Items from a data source

:::::

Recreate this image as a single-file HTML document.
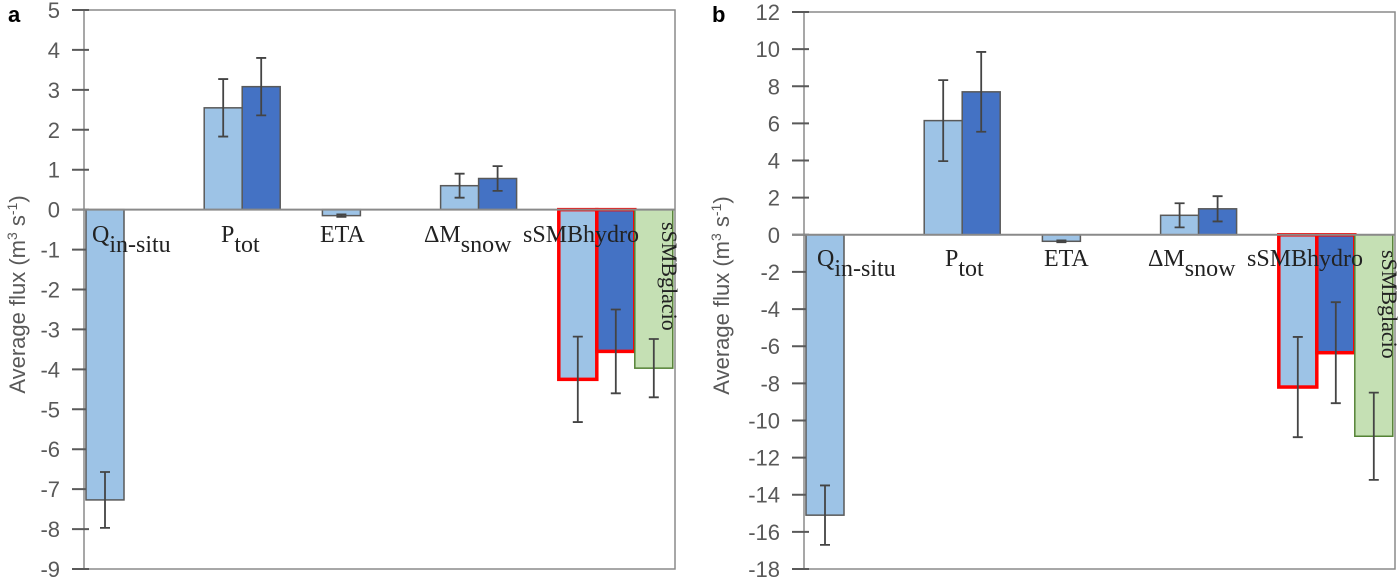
<!DOCTYPE html>
<html><head><meta charset="utf-8"><style>
html,body{margin:0;padding:0;background:#fff;}
svg{display:block;}
.tick{font-family:"Liberation Sans",sans-serif;font-size:22px;fill:#595959;}
.cat{font-family:"Liberation Serif",serif;font-size:24px;fill:#222;}
.ttl{font-family:"Liberation Sans",sans-serif;font-size:22px;fill:#595959;}
.pl{font-family:"Liberation Sans",sans-serif;font-size:22px;font-weight:bold;fill:#000;}
</style></head><body>
<svg id="chart" width="1400" height="584"></svg>
<script>
const categories = ["Q","Ptot","ETA","dMsnow","sSMB"];
// series: light (model 1), dark (model 2), green (glacio)
const aLight = [-7.27, 2.55, -0.15, 0.6, -4.25];
const aLightErr = [0.7, 0.72, 0.03, 0.3, 1.07];
const aDark = [null, 3.08, null, 0.78, -3.55];
const aDarkErr = [0, 0.72, 0, 0.31, 1.05];
const aGreen = [null, null, null, null, -3.97];
const aGreenErr = [0, 0, 0, 0, 0.73];
const bLight = [-15.1, 6.15, -0.35, 1.05, -8.2];
const bLightErr = [1.6, 2.18, 0.05, 0.65, 2.7];
const bDark = [null, 7.7, null, 1.4, -6.35];
const bDarkErr = [0, 2.15, 0, 0.68, 2.72];
const bGreen = [null, null, null, null, -10.85];
const bGreenErr = [0, 0, 0, 0, 2.35];
const aTicks = [5,4,3,2,1,0,-1,-2,-3,-4,-5,-6,-7,-8,-9];
const bTicks = [12,10,8,6,4,2,0,-2,-4,-6,-8,-10,-12,-14,-16,-18];

const NS="http://www.w3.org/2000/svg";
const svg=document.getElementById('chart');
function mk(tag,attrs,parent){const e=document.createElementNS(NS,tag);for(const k in attrs)e.setAttribute(k,attrs[k]);(parent||svg).appendChild(e);return e;}

function panel(cfg){
  const g=mk('g',{});
  
  
  const y=v=>cfg.top+(cfg.max-v)*(cfg.bottom-cfg.top)/(cfg.max-cfg.min);
  const gw=(cfg.right-cfg.left)/categories.length;
  const bw=38;
  const fr=mk('rect',{x:cfg.left,y:cfg.top,width:cfg.right-cfg.left,height:cfg.bottom-cfg.top,fill:'none',stroke:'#8a8a8a','stroke-width':1.5},g);
  
  
  cfg.ticks.forEach(t=>{
    const ty=y(t);
    const tl=mk('line',{x1:cfg.left-12,x2:cfg.left+5,y1:ty,y2:ty,stroke:'#595959','stroke-width':2},g);
    
    
    const tx=mk('text',{x:cfg.left-24,y:ty+8,'text-anchor':'end',class:'tick'},g);
    tx.textContent=String(t);
    
    
  });
  const series=[[cfg.light,cfg.lightErr,'#9DC3E6','#595959'],[cfg.dark,cfg.darkErr,'#4472C4','#595959'],[cfg.green,cfg.greenErr,'#C5E0B4','#548235']];
  const y0=y(0);
  series.forEach((s,si)=>{
    s[0].forEach((v,ci)=>{
      if(v===null)return;
      const x=cfg.left+ci*gw+2+si*bw;
      const top=Math.min(y(v),y0),h=Math.abs(y(v)-y0);
      const red=(ci===4&&si<2);
      const r=mk('rect',{x:x,y:top,width:bw,height:h,fill:s[2],stroke:red?'#ff0000':s[3],'stroke-width':red?3.5:1.5},g);
      
      
      const e=s[1][ci];
      if(e>0){
        const cx=x+bw/2;
        const el=mk('path',{d:`M${cx},${y(v+e)}V${y(v-e)}M${cx-5},${y(v+e)}H${cx+5}M${cx-5},${y(v-e)}H${cx+5}`,stroke:'#444','stroke-width':1.8,fill:'none'},g);
        
        
      }
    });
  });
  const zl=mk('line',{x1:cfg.left-12,x2:cfg.right,y1:y0,y2:y0,stroke:'#8a8a8a','stroke-width':2},g);
  
  
  const lb=cfg.labelY;
  const labs=[['Q','in-situ'],['P','tot'],['ETA',''],['\u0394M','snow'],['sSMBhydro','']];
  labs.forEach((l,i)=>{
    const t=mk('text',{x:cfg.labelX[i],y:lb,class:'cat'},g);
    
    
    t.appendChild(document.createTextNode(l[0]));
    if(l[1]){const s=mk('tspan',{dy:10},t);s.textContent=l[1];}
  });
  const gx=cfg.left+4*gw+2+2*bw+bw/2+8;
  const gl=mk('text',{x:gx,y:cfg.glacioY,class:'cat',transform:`rotate(90 ${gx} ${cfg.glacioY})`,style:'font-size:22px'},g);
  gl.textContent='sSMBglacio';
  
  
  const cy=(cfg.top+cfg.bottom)/2+5;
  const at=mk('text',{x:cfg.titleX,y:cy,class:'ttl','text-anchor':'middle',transform:`rotate(-90 ${cfg.titleX} ${cy})`},g);
  
  
  at.appendChild(document.createTextNode('Average flux (m'));
  const s1=mk('tspan',{dy:-8,'font-size':14},at);s1.textContent='3';
  const s2=mk('tspan',{dy:8},at);s2.textContent=' s';
  const s3=mk('tspan',{dy:-8,'font-size':14},at);s3.textContent='-1';
  const s4=mk('tspan',{dy:8},at);s4.textContent=')';
  const p=mk('text',{x:cfg.plX,y:22,class:'pl'},g);
  p.textContent=cfg.letter;
  
  
}
panel({name:'panel-a',letter:'a',plX:8,left:84,right:675,top:10,bottom:569,max:5,min:-9,ticks:aTicks,
  light:aLight,lightErr:aLightErr,dark:aDark,darkErr:aDarkErr,green:aGreen,greenErr:aGreenErr,
  labelY:242,labelX:[92,221,320,424,523],glacioY:222,titleX:25});
panel({name:'panel-b',letter:'b',plX:712,left:804,right:1395,top:12,bottom:569,max:12,min:-18,ticks:bTicks,
  light:bLight,lightErr:bLightErr,dark:bDark,darkErr:bDarkErr,green:bGreen,greenErr:bGreenErr,
  labelY:266,labelX:[817,945,1044,1148,1247],glacioY:250,titleX:729});
</script>
</body></html>
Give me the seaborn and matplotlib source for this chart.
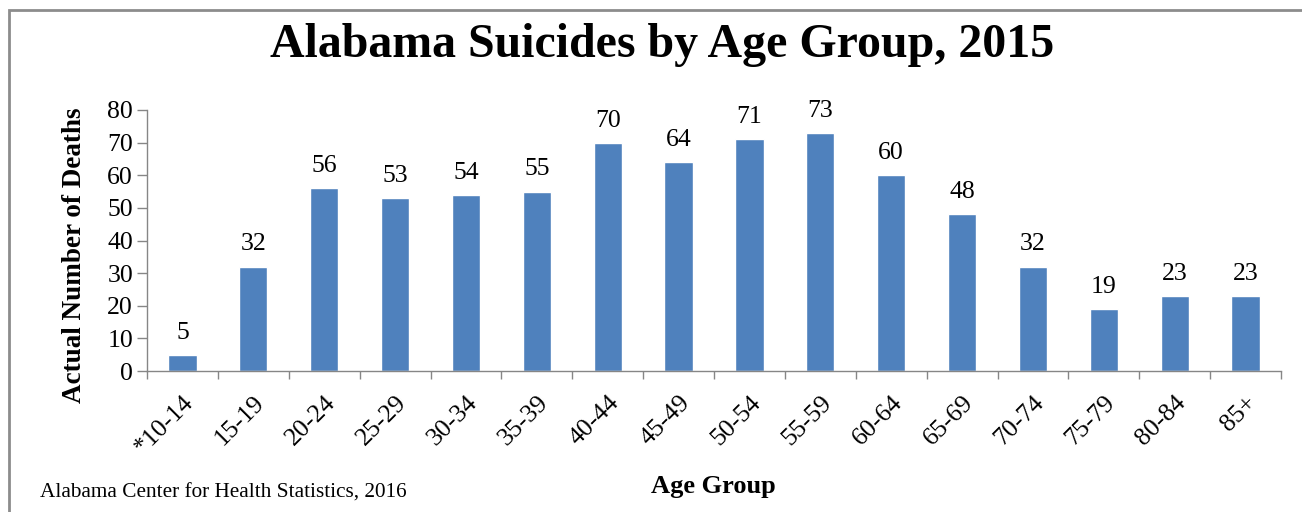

:::::

Give every record back exactly as it reads, with no images.

Recreate this image as a single-file HTML document.
<!DOCTYPE html>
<html><head><meta charset="utf-8"><style>
html,body{margin:0;padding:0;background:#fff;}
svg{display:block;}
.tick{font-family:"Liberation Sans",sans-serif;font-size:22px;fill:#595959;}
.cat{font-family:"Liberation Serif",serif;font-size:24px;fill:#222;}
.ttl{font-family:"Liberation Sans",sans-serif;font-size:22px;fill:#595959;}
.pl{font-family:"Liberation Sans",sans-serif;font-size:22px;font-weight:bold;fill:#000;}
</style></head><body>
<svg id="chart" width="1400" height="584"></svg>
<script>
const categories = ["Q","Ptot","ETA","dMsnow","sSMB"];
// series: light (model 1), dark (model 2), green (glacio)
const aLight = [-7.27, 2.55, -0.15, 0.6, -4.25];
const aLightErr = [0.7, 0.72, 0.03, 0.3, 1.07];
const aDark = [null, 3.08, null, 0.78, -3.55];
const aDarkErr = [0, 0.72, 0, 0.31, 1.05];
const aGreen = [null, null, null, null, -3.97];
const aGreenErr = [0, 0, 0, 0, 0.73];
const bLight = [-15.1, 6.15, -0.35, 1.05, -8.2];
const bLightErr = [1.6, 2.18, 0.05, 0.65, 2.7];
const bDark = [null, 7.7, null, 1.4, -6.35];
const bDarkErr = [0, 2.15, 0, 0.68, 2.72];
const bGreen = [null, null, null, null, -10.85];
const bGreenErr = [0, 0, 0, 0, 2.35];
const aTicks = [5,4,3,2,1,0,-1,-2,-3,-4,-5,-6,-7,-8,-9];
const bTicks = [12,10,8,6,4,2,0,-2,-4,-6,-8,-10,-12,-14,-16,-18];

const NS="http://www.w3.org/2000/svg";
const svg=document.getElementById('chart');
function mk(tag,attrs,parent){const e=document.createElementNS(NS,tag);for(const k in attrs)e.setAttribute(k,attrs[k]);(parent||svg).appendChild(e);return e;}

function panel(cfg){
  const g=mk('g',{});
  
  
  const y=v=>cfg.top+(cfg.max-v)*(cfg.bottom-cfg.top)/(cfg.max-cfg.min);
  const gw=(cfg.right-cfg.left)/categories.length;
  const bw=38;
  const fr=mk('rect',{x:cfg.left,y:cfg.top,width:cfg.right-cfg.left,height:cfg.bottom-cfg.top,fill:'none',stroke:'#8a8a8a','stroke-width':1.5},g);
  
  
  cfg.ticks.forEach(t=>{
    const ty=y(t);
    const tl=mk('line',{x1:cfg.left-12,x2:cfg.left+5,y1:ty,y2:ty,stroke:'#595959','stroke-width':2},g);
    
    
    const tx=mk('text',{x:cfg.left-24,y:ty+8,'text-anchor':'end',class:'tick'},g);
    tx.textContent=String(t);
    
    
  });
  const series=[[cfg.light,cfg.lightErr,'#9DC3E6','#595959'],[cfg.dark,cfg.darkErr,'#4472C4','#595959'],[cfg.green,cfg.greenErr,'#C5E0B4','#548235']];
  const y0=y(0);
  series.forEach((s,si)=>{
    s[0].forEach((v,ci)=>{
      if(v===null)return;
      const x=cfg.left+ci*gw+2+si*bw;
      const top=Math.min(y(v),y0),h=Math.abs(y(v)-y0);
      const red=(ci===4&&si<2);
      const r=mk('rect',{x:x,y:top,width:bw,height:h,fill:s[2],stroke:red?'#ff0000':s[3],'stroke-width':red?3.5:1.5},g);
      
      
      const e=s[1][ci];
      if(e>0){
        const cx=x+bw/2;
        const el=mk('path',{d:`M${cx},${y(v+e)}V${y(v-e)}M${cx-5},${y(v+e)}H${cx+5}M${cx-5},${y(v-e)}H${cx+5}`,stroke:'#444','stroke-width':1.8,fill:'none'},g);
        
        
      }
    });
  });
  const zl=mk('line',{x1:cfg.left-12,x2:cfg.right,y1:y0,y2:y0,stroke:'#8a8a8a','stroke-width':2},g);
  
  
  const lb=cfg.labelY;
  const labs=[['Q','in-situ'],['P','tot'],['ETA',''],['\u0394M','snow'],['sSMBhydro','']];
  labs.forEach((l,i)=>{
    const t=mk('text',{x:cfg.labelX[i],y:lb,class:'cat'},g);
    
    
    t.appendChild(document.createTextNode(l[0]));
    if(l[1]){const s=mk('tspan',{dy:10},t);s.textContent=l[1];}
  });
  const gx=cfg.left+4*gw+2+2*bw+bw/2+8;
  const gl=mk('text',{x:gx,y:cfg.glacioY,class:'cat',transform:`rotate(90 ${gx} ${cfg.glacioY})`,style:'font-size:22px'},g);
  gl.textContent='sSMBglacio';
  
  
  const cy=(cfg.top+cfg.bottom)/2+5;
  const at=mk('text',{x:cfg.titleX,y:cy,class:'ttl','text-anchor':'middle',transform:`rotate(-90 ${cfg.titleX} ${cy})`},g);
  
  
  at.appendChild(document.createTextNode('Average flux (m'));
  const s1=mk('tspan',{dy:-8,'font-size':14},at);s1.textContent='3';
  const s2=mk('tspan',{dy:8},at);s2.textContent=' s';
  const s3=mk('tspan',{dy:-8,'font-size':14},at);s3.textContent='-1';
  const s4=mk('tspan',{dy:8},at);s4.textContent=')';
  const p=mk('text',{x:cfg.plX,y:22,class:'pl'},g);
  p.textContent=cfg.letter;
  
  
}
panel({name:'panel-a',letter:'a',plX:8,left:84,right:675,top:10,bottom:569,max:5,min:-9,ticks:aTicks,
  light:aLight,lightErr:aLightErr,dark:aDark,darkErr:aDarkErr,green:aGreen,greenErr:aGreenErr,
  labelY:242,labelX:[92,221,320,424,523],glacioY:222,titleX:25});
panel({name:'panel-b',letter:'b',plX:712,left:804,right:1395,top:12,bottom:569,max:12,min:-18,ticks:bTicks,
  light:bLight,lightErr:bLightErr,dark:bDark,darkErr:bDarkErr,green:bGreen,greenErr:bGreenErr,
  labelY:266,labelX:[817,945,1044,1148,1247],glacioY:250,titleX:729});
</script>
</body></html>
Give me the seaborn and matplotlib source for this chart.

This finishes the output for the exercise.